JORDAN SPIETH: I don't have any memory of the '99 Open, unfortunately. I've seen, you know, video of it but I don't remember it personally.

But 2007, I definitely do. That was kind of the height of me starting to fall in love with the game and travel and play.

I remember watching Sergio and Padraig going at it and I remember that 18th hole. I don't remember specifically where they hit it. I know Sergio had a pretty good look to win the tournament in regulation. I think that's right, and it just slid by.

But I remember kind of the routes that were taken and how good of a score par was on that hole and will continue to be for Opens us going forward. One of probably the toughest closing holes in The Open Championship anywhere, and that creates some drama when it comes down to Sunday, for sure, as we've seen, and I don't think it will be any different this year.

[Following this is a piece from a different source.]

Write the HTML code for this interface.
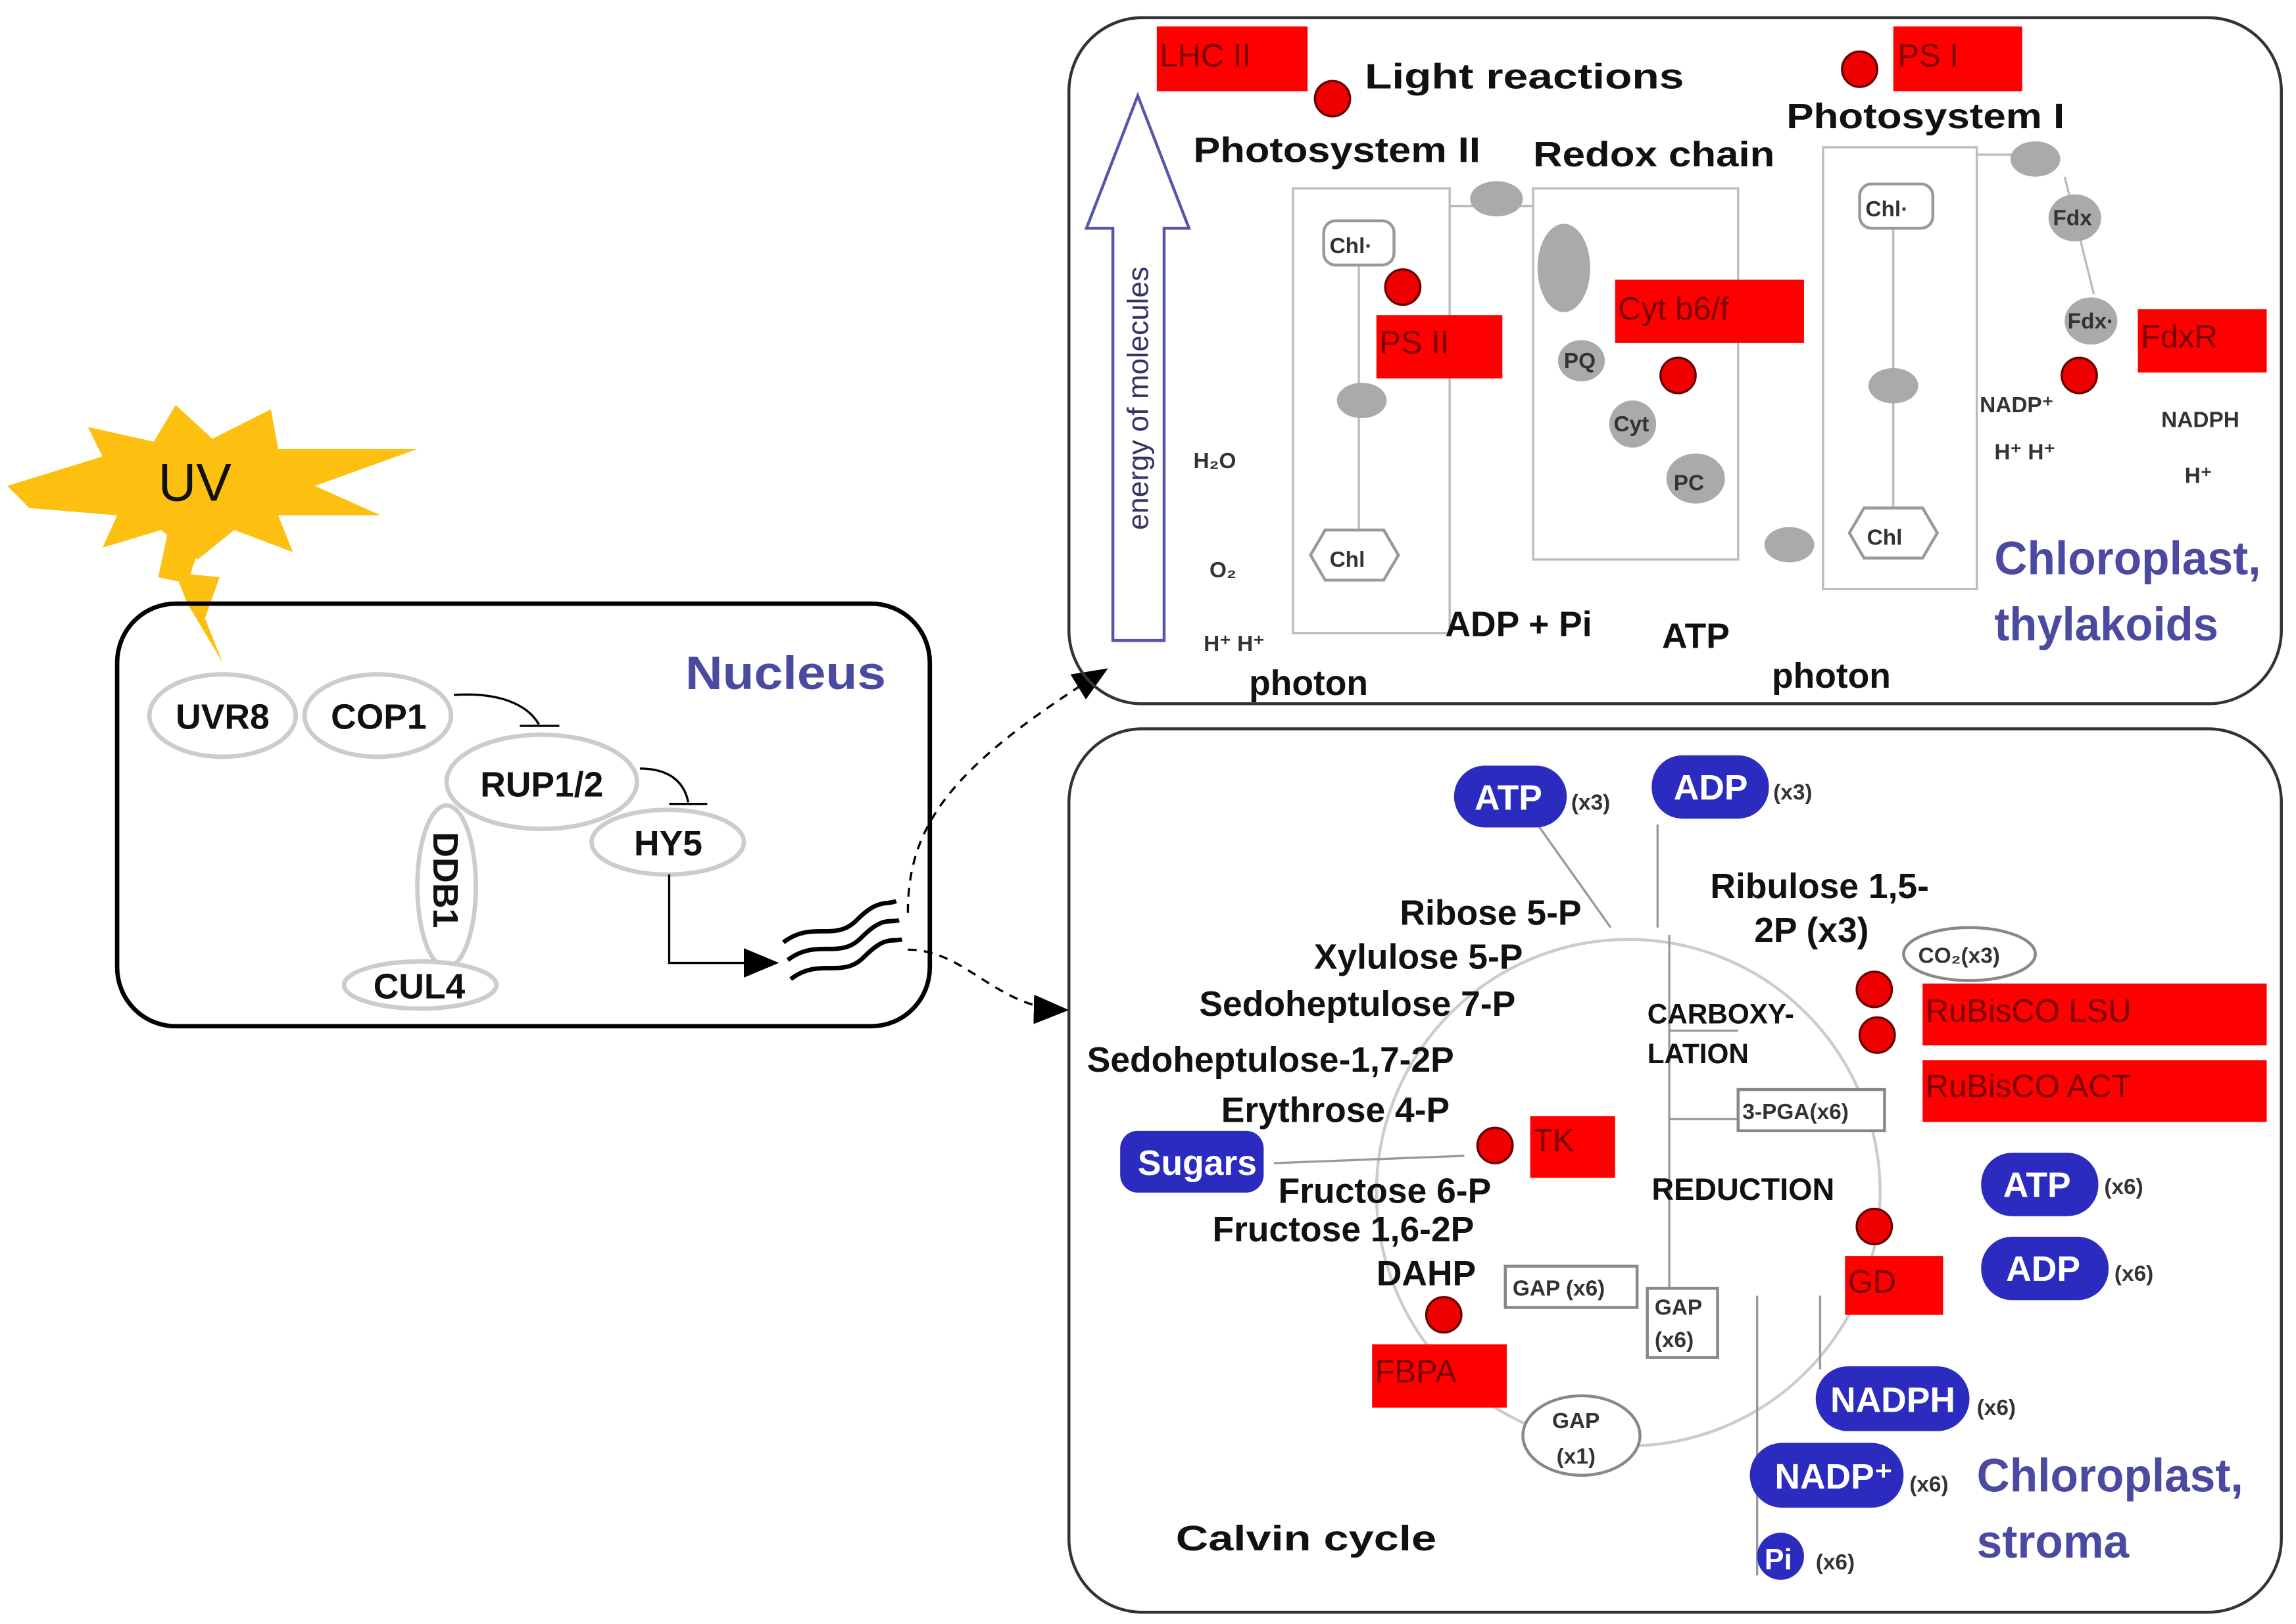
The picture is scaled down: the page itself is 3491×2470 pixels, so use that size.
<!DOCTYPE html>
<html><head><meta charset="utf-8"><style>
html,body{margin:0;padding:0;background:#fff;}
svg{display:block;}
text{font-family:"Liberation Sans",sans-serif;}
.l{font-size:24px;fill:#111;font-weight:bold;}
.r{font-size:22px;fill:#700;}
.b{fill:#4a4aa0;font-size:32px;font-weight:bold;}
.s{font-size:15px;fill:#333;font-weight:bold;}
.pill{fill:#2b2bc0;}
.pt{fill:#fff;font-size:24px;font-weight:bold;}
.g{fill:#aaa;}
</style></head><body>
<svg width="3491" height="2470" viewBox="0 0 1568 1103" preserveAspectRatio="none" xmlns="http://www.w3.org/2000/svg">
<defs><marker id="ah2" markerWidth="24" markerHeight="20" refX="22" refY="10" orient="auto" markerUnits="userSpaceOnUse"><path d="M0,0 L24,10 L0,20z" fill="#000"/></marker></defs>
<!-- UV -->
<polygon points="5,330 70,310 60,290 105,300 120,275 145,298 185,278 190,305 285,305 215,330 260,350 190,350 200,375 160,360 135,380 110,360 70,372 80,350 20,345" fill="#fdc010"/>
<polygon points="115,360 140,360 130,390 150,392 140,420 152,450 128,410 122,395 108,392" fill="#fdc010"/>
<text x="108" y="340" font-size="36" fill="#111">UV</text>
<!-- Nucleus -->
<rect x="80" y="410" width="555" height="287" rx="40" fill="none" stroke="#000" stroke-width="3"/>
<text x="468" y="468" class="b" font-size="36" textLength="137" lengthAdjust="spacingAndGlyphs">Nucleus</text>
<g fill="#fff" stroke="#ccc" stroke-width="3">
<ellipse cx="152" cy="486" rx="50" ry="28"/><ellipse cx="258" cy="486" rx="50" ry="28"/>
<ellipse cx="370" cy="531" rx="65" ry="32"/><ellipse cx="456" cy="572" rx="52" ry="22"/>
<ellipse cx="305" cy="602" rx="20" ry="55"/><ellipse cx="287" cy="669" rx="52" ry="16"/></g>
<g class="l"><text x="120" y="495">UVR8</text><text x="226" y="495">COP1</text><text x="328" y="541">RUP1/2</text><text x="433" y="581">HY5</text><text x="255" y="678">CUL4</text>
<text x="0" y="0" transform="translate(296,565) rotate(90)">DDB1</text></g>
<g fill="none" stroke="#000" stroke-width="1.5">
<path d="M310,472 C340,470 360,478 368,492"/><path d="M355,493 L382,493"/>
<path d="M437,522 C460,522 468,534 470,545"/><path d="M457,546 L483,546"/>
<path d="M457,594 L457,654 L530,654" marker-end="url(#ah2)"/>
<path d="M535,640 C555,625 570,640 585,625 S605,615 612,612 M538,652 C558,637 573,652 588,637 S607,627 614,625 M540,665 C560,650 575,665 590,650 S609,640 616,638" stroke-width="3"/>
<path d="M620,620 C620,560 650,520 755,455" stroke-dasharray="6,5" marker-end="url(#ah2)"/>
<path d="M620,645 C660,645 680,685 728,686" stroke-dasharray="6,5" marker-end="url(#ah2)"/>
</g>
<!-- Top box -->
<rect x="730" y="12" width="828" height="466" rx="50" fill="none" stroke="#333" stroke-width="2"/>
<path d="M760,435 L760,155 L742,155 L777,65 L812,155 L795,155 L795,435 Z" fill="none" stroke="#55a" stroke-width="2"/>
<text transform="translate(784,360) rotate(-90)" font-size="20" fill="#336">energy of molecules</text>
<g fill="none" stroke="#bbb" stroke-width="1.5"><rect x="883" y="128" width="107" height="302"/><rect x="1047" y="128" width="140" height="252"/><rect x="1245" y="100" width="105" height="300"/>
<path d="M928,180 L928,360 M1293,150 L1293,345 M990,140 L1047,140 M1350,105 L1390,105 M1410,120 L1430,200"/></g>
<g class="g"><ellipse cx="930" cy="272" rx="17" ry="12"/><ellipse cx="1022" cy="135" rx="18" ry="12"/><ellipse cx="1068" cy="182" rx="18" ry="30"/><ellipse cx="1080" cy="245" rx="16" ry="14"/><ellipse cx="1115" cy="288" rx="16" ry="16"/><ellipse cx="1158" cy="325" rx="20" ry="17"/><ellipse cx="1222" cy="370" rx="17" ry="12"/><ellipse cx="1293" cy="262" rx="17" ry="12"/><ellipse cx="1390" cy="108" rx="17" ry="12"/><ellipse cx="1417" cy="148" rx="18" ry="16"/><ellipse cx="1428" cy="218" rx="18" ry="16"/></g>
<g fill="#fff" stroke="#999" stroke-width="2"><rect x="904" y="150" width="48" height="30" rx="8"/><rect x="1270" y="125" width="50" height="30" rx="8"/>
<polygon points="895,377 905,360 945,360 955,377 945,394 905,394"/><polygon points="1263,362 1273,345 1313,345 1323,362 1313,379 1273,379"/></g>
<g class="s" font-size="20"><text x="908" y="172">Chl·</text><text x="1274" y="147">Chl·</text><text x="908" y="385">Chl</text><text x="1275" y="370">Chl</text><text x="1143" y="333">PC</text></g>
<g class="s" font-size="13" fill="#555"><text x="1068" y="250">PQ</text><text x="1102" y="293">Cyt</text><text x="1402" y="153">Fdx</text><text x="1412" y="223">Fdx·</text></g>
<g fill="#ff0000"><rect x="790" y="18" width="103" height="44"/><rect x="1293" y="18" width="88" height="44"/><rect x="940" y="214" width="86" height="43"/><rect x="1103" y="190" width="129" height="43"/><rect x="1460" y="210" width="88" height="43"/></g>
<g fill="#e00" stroke="#600" stroke-width="1.5"><circle cx="910" cy="67" r="12"/><circle cx="1270" cy="47" r="12"/><circle cx="958" cy="195" r="12"/><circle cx="1146" cy="255" r="12"/><circle cx="1420" cy="255" r="12"/></g>
<g class="r"><text x="792" y="45">LHC II</text><text x="1296" y="45">PS I</text><text x="942" y="240">PS II</text><text x="1105" y="217">Cyt b6/f</text><text x="1462" y="236">FdxR</text></g>
<g class="l" font-size="28"><text x="932" y="60" textLength="218" lengthAdjust="spacingAndGlyphs">Light reactions</text><text x="1220" y="87" textLength="190" lengthAdjust="spacingAndGlyphs">Photosystem I</text><text x="815" y="110" textLength="196" lengthAdjust="spacingAndGlyphs">Photosystem II</text><text x="1047" y="113" textLength="165" lengthAdjust="spacingAndGlyphs">Redox chain</text></g>
<g class="l"><text x="987" y="432">ADP + Pi</text><text x="1135" y="440">ATP</text><text x="853" y="472">photon</text><text x="1210" y="467">photon</text></g>
<g class="s"><text x="815" y="318">H₂O</text><text x="826" y="392">O₂</text><text x="822" y="442">H⁺ H⁺</text><text x="1352" y="280">NADP⁺</text><text x="1362" y="312">H⁺ H⁺</text><text x="1476" y="290">NADPH</text><text x="1492" y="328">H⁺</text></g>
<text x="1362" y="390" class="b" textLength="182" lengthAdjust="spacingAndGlyphs">Chloroplast,</text><text x="1362" y="435" class="b" textLength="153" lengthAdjust="spacingAndGlyphs">thylakoids</text>
<!-- Bottom box -->
<rect x="730" y="495" width="828" height="600" rx="50" fill="none" stroke="#333" stroke-width="2"/>
<circle cx="1112" cy="810" r="172" fill="none" stroke="#ccc" stroke-width="2"/>
<g fill="none" stroke="#999" stroke-width="1.5"><path d="M1140,635 L1140,880 M1140,700 L1187,700 M1140,760 L1187,760 M1132,630 L1132,560 M1100,630 L1050,560 M1000,785 L870,790 M1200,880 L1200,1070 M1243,880 L1243,930"/></g>
<g class="pill"><rect x="993" y="520" width="77" height="42" rx="21"/><rect x="1128" y="513" width="80" height="43" rx="21"/><rect x="765" y="768" width="98" height="42" rx="12"/><rect x="1353" y="783" width="80" height="43" rx="21"/><rect x="1353" y="840" width="87" height="43" rx="21"/><rect x="1240" y="928" width="105" height="44" rx="22"/><rect x="1195" y="980" width="105" height="44" rx="22"/><circle cx="1216" cy="1057" r="16"/></g>
<g class="pt"><text x="1007" y="550">ATP</text><text x="1143" y="543">ADP</text><text x="777" y="798">Sugars</text><text x="1368" y="813">ATP</text><text x="1370" y="870">ADP</text><text x="1250" y="959">NADPH</text><text x="1212" y="1011">NADP⁺</text><text x="1205" y="1066" font-size="20">Pi</text></g>
<g class="s" font-size="16" fill="#444"><text x="1073" y="550">(x3)</text><text x="1211" y="543">(x3)</text><text x="1437" y="811">(x6)</text><text x="1444" y="870">(x6)</text><text x="1350" y="961">(x6)</text><text x="1304" y="1013">(x6)</text><text x="1240" y="1066">(x6)</text></g>
<g class="l" font-size="22" text-anchor="end"><text x="1080" y="628">Ribose 5-P</text><text x="1040" y="658">Xylulose 5-P</text><text x="1035" y="690">Sedoheptulose 7-P</text><text x="993" y="728">Sedoheptulose-1,7-2P</text><text x="990" y="762">Erythrose 4-P</text></g>
<g class="l" font-size="22"><text x="873" y="817">Fructose 6-P</text><text x="828" y="843">Fructose 1,6-2P</text><text x="940" y="873">DAHP</text><text x="1168" y="610">Ribulose 1,5-</text><text x="1198" y="640">2P (x3)</text>
<text x="1125" y="695" font-size="19">CARBOXY-</text><text x="1125" y="722" font-size="19">LATION</text><text x="1128" y="815" font-size="21">REDUCTION</text></g>
<g fill="#fff" stroke="#888" stroke-width="2"><ellipse cx="1345" cy="648" rx="45" ry="18"/><rect x="1187" y="740" width="100" height="28"/><rect x="1028" y="860" width="90" height="28"/><rect x="1125" y="875" width="48" height="47"/><ellipse cx="1080" cy="975" rx="40" ry="27"/></g>
<g class="s" font-size="16" fill="#666"><text x="1310" y="654">CO₂(x3)</text><text x="1190" y="760">3-PGA(x6)</text><text x="1033" y="880">GAP (x6)</text><text x="1130" y="893">GAP</text><text x="1130" y="915">(x6)</text><text x="1060" y="970">GAP</text><text x="1063" y="994">(x1)</text></g>
<g fill="#ff0000"><rect x="1313" y="668" width="235" height="42"/><rect x="1313" y="720" width="235" height="42"/><rect x="1045" y="758" width="58" height="42"/><rect x="1260" y="853" width="67" height="40"/><rect x="937" y="913" width="92" height="43"/></g>
<g fill="#e00" stroke="#600" stroke-width="1.5"><circle cx="1280" cy="672" r="12"/><circle cx="1282" cy="703" r="12"/><circle cx="1021" cy="778" r="12"/><circle cx="1280" cy="833" r="12"/><circle cx="986" cy="893" r="12"/></g>
<g class="r"><text x="1315" y="694">RuBisCO LSU</text><text x="1315" y="745">RuBisCO ACT</text><text x="1047" y="782">TK</text><text x="1262" y="878">GD</text><text x="939" y="939">FBPA</text></g>
<text x="1350" y="1013" class="b" textLength="182" lengthAdjust="spacingAndGlyphs">Chloroplast,</text><text x="1350" y="1058" class="b" textLength="104" lengthAdjust="spacingAndGlyphs">stroma</text>
<text x="803" y="1053" class="l" font-size="34" textLength="178" lengthAdjust="spacingAndGlyphs">Calvin cycle</text>
</svg>
</body></html>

Back to your mental -- the second part. It is a grind. As much as you can throw out the noise; as much as you can stick to what you love to do, playing the game, accepting the challenges, and not thinking about what means what to you or to anybody else, and just play it because you love to play. That's the toughest thing to do for us when situations, tournaments are blown up; people are talking about score-to-pars. That shouldn't really be important to us.

It should be, we are playing ourselves and the golf course, and there's what we're focused on. It just that's sometimes very difficult to throw out, especially when you get into majors because you grow up looking at the praise people get from it and the life-changing that comes with it and the place in history and you want that, and that sometimes can certainly impact the way you feel and get away from your normal game and create drama.

MIKE WOODCOCK: We'll draw things to a close and I appreciate you taking the time to join us this afternoon and to answer these questions. I think we are all very much looking forward to Carnoustie and to the 147th Open and to seeing you defend your title there.

So thank you, again, and best of luck this week, as well.

JORDAN SPIETH: Thank you. Appreciate it. See you soon.